Russia annexed the territory in the 18th century, and Russian influence has been felt ever since. Following WWI, when most of Moldova fell under Romanian control, Transdniestr remained part of the Soviet Union. The territory was only briefly ruled by Bucharest during WWII, when it was overrun by allied Nazi and Romanian troops. Transdniestr played an infamous role during the Holocaust, when Romania’s wartime fascist government transported many tens of thousands of Romanian Jews to death camps here.

After WWII, Transdniestr reverted to Soviet control as part of the Moldovan Soviet Socialist Republic. With the weakening of the Soviet Union in the late '80s and early '90s, and increasing calls by some in Chişinău for closer ties to Romania, officials in Transdniestr became increasingly uneasy. Hostilities broke out between Moldova and Transdniestr in 1992. The fighting lasted only a few months after Russian troops got involved, though hundreds died and the violence shocked citizens across the former Soviet Union.
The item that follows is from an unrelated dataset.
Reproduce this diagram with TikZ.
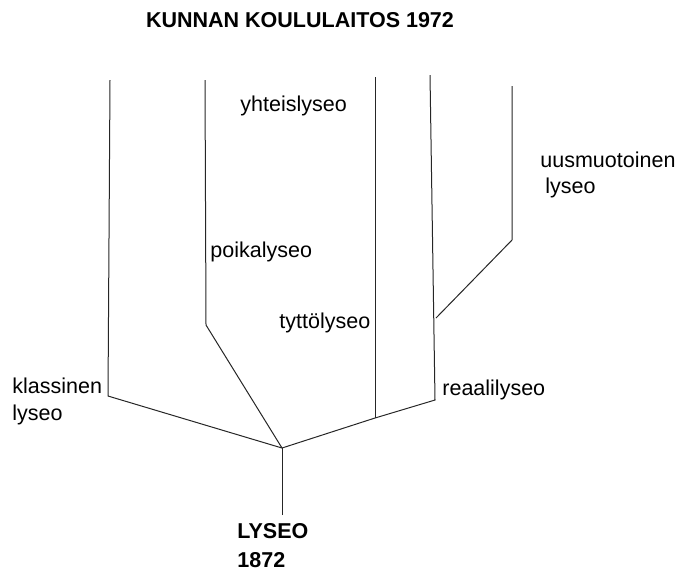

Since those days, a tenuous peace has reigned. In 2011, long-time Transdniestran leader Igor Smirnov was defeated at the ballot box by Yevgeny Shevchuk. Shevchuk was a reformer who railed against endemic corruption under Smirnov, who was tied to the influential Sheriff conglomerate, which controls most business in Tiraspol. Shevchuk advocated better relations with Moldova, but a true thaw never materialised as pro-Russia sentiment among the public remained strong amid a faltering economy. In 2016, Shevchuk signed a decree confirming Transdniestr's ambitions to join Russia, in line with a 2006 general referendum. Nonetheless, he was soundly defeated at the ballot box in December 2016 by pro-Sheriff, pro-Russian candidate Vadim Krasnoselski of the Obnovlenie party.

Moldova also elected a pro-Russian president, Igor Dodon, in December 2016. Would this lead to a rapprochement between Moldova and Transdniestr? Well, not exactly. Most power in Moldova rests with the parliament, which up until the February 2019 parliamentary elections remained firmly pro-Europe. During 2017–2018 steps were taken to increase integration between the two sides in a few areas – education and transport, for instance. During this time registration rules for foreigners entering Transdniestr also eased.

While these are key steps, true integration rests on the resolution of thornier issues – specifically, the 2006 general resolution calling for independence from Moldova, and the continued presence of more than 1000 Russian 'peacekeeping' troops in Transdniestr. Every year on 29 July, the breakaway republic 'celebrates' another year of the Russian troop presence; 2019 marks 27 long years and counting.